For a better understanding, let us take the case of Carlos B. De Guzman vs. Toyota Cubao, Inc., G.R. No. 141480, November 29, 2006.
In this case, Carlos purchased from Toyota Cubao (Toyota) a brand-new white Toyota Hi-Lux on November 27, 1997. Carlos made a down payment leaving the balance payable in 36 months with 54% interest. The vehicle was eventually delivered to Carlos two days later. On December 18, 1998, Carlos demanded replacement of the engine of the vehicle because it developed a crack after traversing Marcos Highway during a heavy rain. Carlos asserted that Toyota should replace the engine with a new one based on an implied warranty. Toyota responded that the allege damage on the engine was not covered by a warranty.
The refusal of Toyota to replace the engine with a new one constrained Carlos to file a complaint for damages against Toyota.
Is the damage on the engine covered by a warranty?
The Supreme Court said:
No.
In a contract of sale, the seller is bound to transfer the ownership of and to deliver the thing that is the object of sale.
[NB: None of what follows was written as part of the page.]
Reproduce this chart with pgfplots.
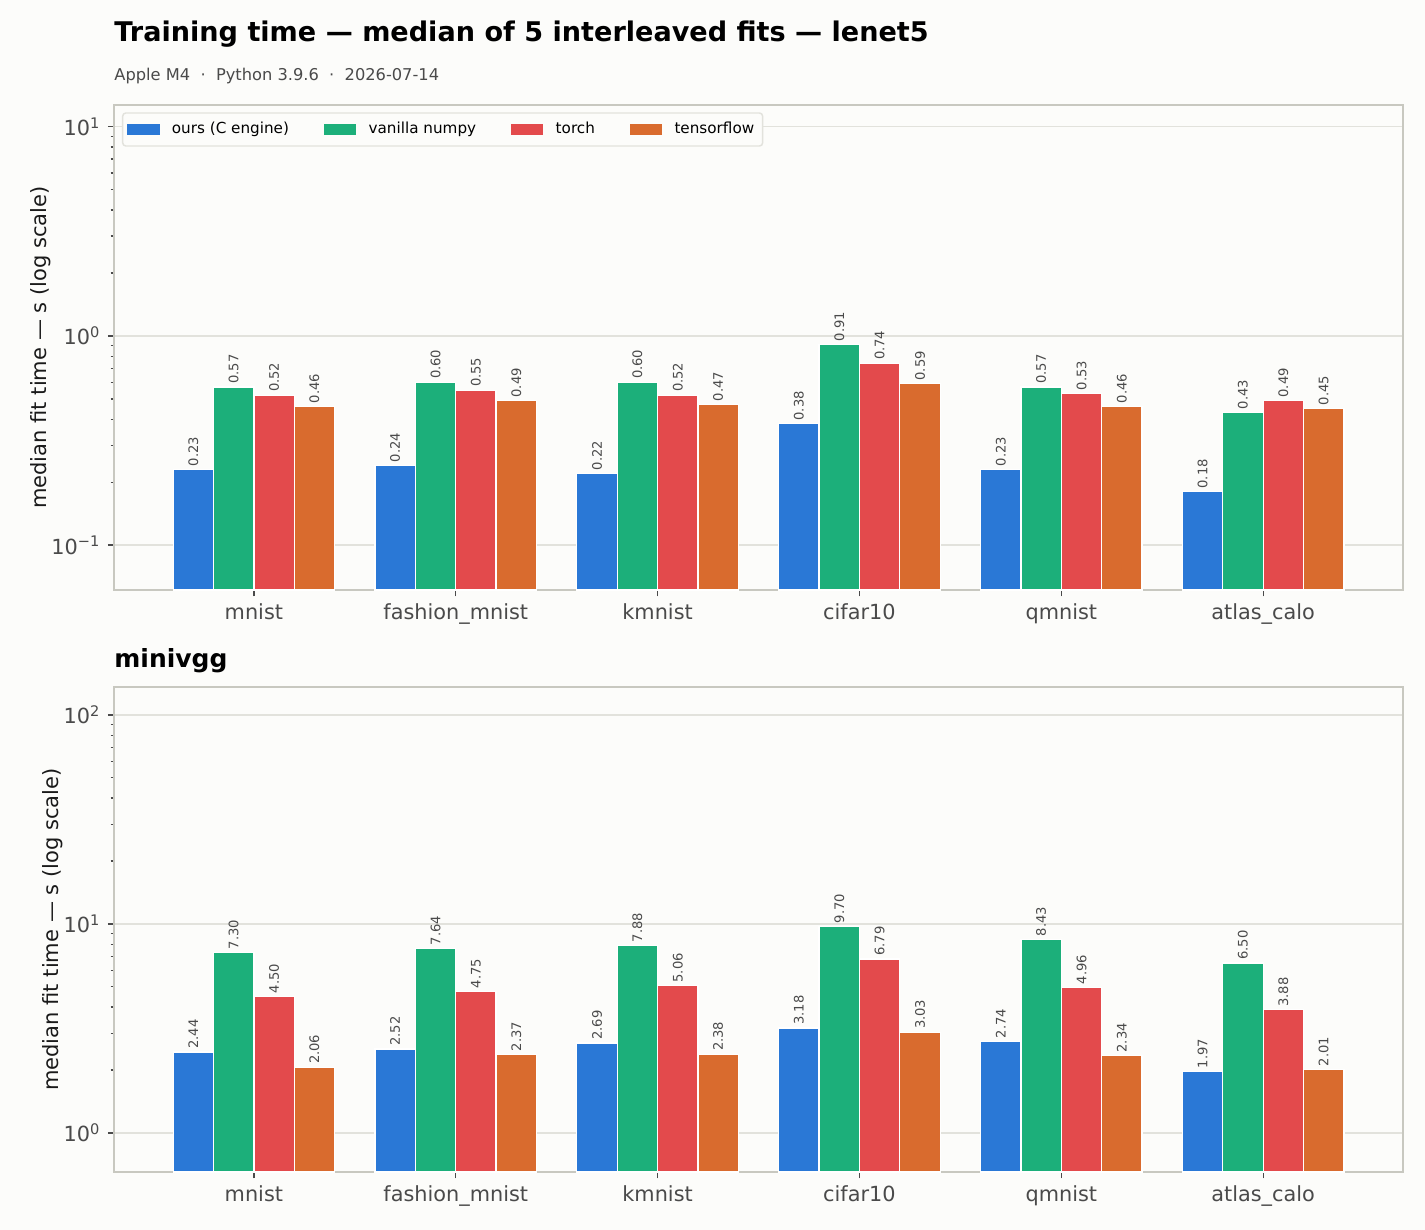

The seller is responsible for warranty against the hidden defects which the thing sold may have, should they render it unfit for the use for which it is intended, or should they diminish its fitness for such use to such an extent that, had the buyer been aware of the same, he would not have acquired it or would have given a lower price for it. This is called implied warranty.
However, the seller is not answerable for patent defects or those which may be visible, or for those which are not visible if the buyer is an expert who, by reason of his trade and profession, should have known the defects.
The law says:
In a contract of sale, an implied warranty on the part of the seller that he has a right to sell the thing at the time when the ownership is to pass, and that the buyer shall from that time have enjoy the legal and possession of the thing.
Also, there is an implied warranty that the thing shall be free from any hidden faults or defects, or any change or encumbrance not declared or known to the buyer.
Will the complaint of Carlos prosper?
The Supreme Court said:
No.
While the issue of Carlos falls within the definition or concept of implied warranty, his act of filing the complaint is not within the prescriptive period. In other words, his complaint was filed out of time.
The law says:
The duration of the implied warranty which is not accompanied by express warranty shall endure not less than sixty (60) days nor more than one (1) year following the sale of new consumer products. If there is a breach of the implied warranty, any complaint must be brought within time which the implied warranty is in effect if there is no agreement between the seller and the buyer of a longer duration.
In this case, Carlos filed a case after the lapse of the period during which the implied warranty was in effect.